Even if you or your child have never had the flu, it’s recommended that everyone 6 months and older should get a flu vaccine every season, with very few exceptions. Anyone with chronic diseases like asthma, chronic obstructive pulmonary disease (COPD), or diabetes will have a higher risk of flu-related complications if they happen to catch the virus. High-risk factors should be taken into consideration for anyone with chronic health conditions and adults who are 65 and older.
Reason #3: Get the flu shot because it’s easy to do!
It’s easier than ever to get your flu shot and keep it up to date every flu season. Vaccines and health screenings can be accessed through a variety of channels, whether you’re insured or not.
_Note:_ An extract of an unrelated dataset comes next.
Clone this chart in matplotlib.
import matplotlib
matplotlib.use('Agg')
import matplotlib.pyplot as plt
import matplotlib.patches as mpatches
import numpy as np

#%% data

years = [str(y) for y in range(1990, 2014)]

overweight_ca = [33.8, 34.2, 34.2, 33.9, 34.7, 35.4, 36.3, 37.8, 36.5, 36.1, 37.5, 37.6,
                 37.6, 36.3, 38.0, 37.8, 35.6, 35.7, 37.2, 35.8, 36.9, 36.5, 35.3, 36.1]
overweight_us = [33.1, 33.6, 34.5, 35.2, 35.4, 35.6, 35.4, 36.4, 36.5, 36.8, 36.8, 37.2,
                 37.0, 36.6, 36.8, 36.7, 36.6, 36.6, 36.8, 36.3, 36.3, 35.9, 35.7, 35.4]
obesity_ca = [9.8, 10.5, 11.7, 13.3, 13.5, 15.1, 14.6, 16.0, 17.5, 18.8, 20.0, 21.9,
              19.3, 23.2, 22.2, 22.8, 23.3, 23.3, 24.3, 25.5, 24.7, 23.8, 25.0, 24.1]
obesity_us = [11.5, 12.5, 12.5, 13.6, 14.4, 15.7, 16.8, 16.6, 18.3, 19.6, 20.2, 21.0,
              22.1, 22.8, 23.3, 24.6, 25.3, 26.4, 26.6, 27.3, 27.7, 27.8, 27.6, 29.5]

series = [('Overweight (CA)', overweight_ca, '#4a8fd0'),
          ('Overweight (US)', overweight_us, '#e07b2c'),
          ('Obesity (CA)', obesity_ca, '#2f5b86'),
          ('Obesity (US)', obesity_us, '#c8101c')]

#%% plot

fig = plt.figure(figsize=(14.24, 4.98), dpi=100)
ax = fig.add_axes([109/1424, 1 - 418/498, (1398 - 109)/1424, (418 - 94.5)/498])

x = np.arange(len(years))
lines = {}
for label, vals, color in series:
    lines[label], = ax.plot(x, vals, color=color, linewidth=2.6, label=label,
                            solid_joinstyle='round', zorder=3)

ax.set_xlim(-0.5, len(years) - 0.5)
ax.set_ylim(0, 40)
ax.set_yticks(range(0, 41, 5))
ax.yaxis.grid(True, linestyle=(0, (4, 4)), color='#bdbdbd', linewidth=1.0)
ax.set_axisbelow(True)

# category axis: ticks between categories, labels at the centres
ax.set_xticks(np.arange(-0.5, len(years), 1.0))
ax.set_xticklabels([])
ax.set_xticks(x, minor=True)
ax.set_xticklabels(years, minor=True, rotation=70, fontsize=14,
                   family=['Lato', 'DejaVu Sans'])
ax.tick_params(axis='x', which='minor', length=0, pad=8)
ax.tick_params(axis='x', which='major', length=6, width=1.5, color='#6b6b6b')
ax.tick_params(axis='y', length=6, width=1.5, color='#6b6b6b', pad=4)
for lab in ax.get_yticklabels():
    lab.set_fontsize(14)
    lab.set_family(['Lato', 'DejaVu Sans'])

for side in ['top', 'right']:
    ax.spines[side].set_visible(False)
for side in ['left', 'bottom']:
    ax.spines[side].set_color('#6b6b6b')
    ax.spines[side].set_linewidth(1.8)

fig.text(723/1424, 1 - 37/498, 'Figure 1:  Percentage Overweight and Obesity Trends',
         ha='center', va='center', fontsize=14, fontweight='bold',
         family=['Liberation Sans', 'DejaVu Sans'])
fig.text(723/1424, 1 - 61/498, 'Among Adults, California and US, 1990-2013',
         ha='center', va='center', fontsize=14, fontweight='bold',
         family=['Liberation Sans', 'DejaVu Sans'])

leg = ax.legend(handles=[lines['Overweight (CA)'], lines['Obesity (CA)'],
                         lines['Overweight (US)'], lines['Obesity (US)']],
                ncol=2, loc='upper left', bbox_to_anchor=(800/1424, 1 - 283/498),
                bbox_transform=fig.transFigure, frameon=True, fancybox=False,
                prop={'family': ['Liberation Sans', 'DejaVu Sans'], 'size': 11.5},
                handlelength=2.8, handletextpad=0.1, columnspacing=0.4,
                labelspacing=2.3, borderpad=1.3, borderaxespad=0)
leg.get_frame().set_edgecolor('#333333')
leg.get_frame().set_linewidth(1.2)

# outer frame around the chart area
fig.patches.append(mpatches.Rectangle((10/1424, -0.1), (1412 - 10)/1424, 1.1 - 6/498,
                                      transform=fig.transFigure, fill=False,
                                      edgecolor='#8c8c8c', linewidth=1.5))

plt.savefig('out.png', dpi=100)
Where can I get the flu shot?
- Through your primary care physician
- A local pharmacy
- Any urgent care facility
- Consult healthcare professionals through virtual visits or telemedicine
Remember to keep your vaccines up to date
The height of flu season in North America is between October and May, so if you haven’t already, make that appointment to get your shot ASAP, especially if you plan to do any traveling over the holidays. It takes 2 weeks for the shot to work its magic once you’ve been vaccinated, so the earlier, the better. The flu virus can live on surfaces for up to 48 hours, so it’s important to wash your hands regularly. These are very important safety measures whether you’re traveling or expecting people to come to you during the holidays.
It’s important to understand that immune protection from vaccination naturally declines over time. And because there are several different flu viruses, vaccines are constantly changing. Since the most important strains are reviewed by the science and medical community annually, flu vaccines reflect those updates. Stay current to keep yourself, your family, and your loved ones protected against the most communicable influenza viruses every season.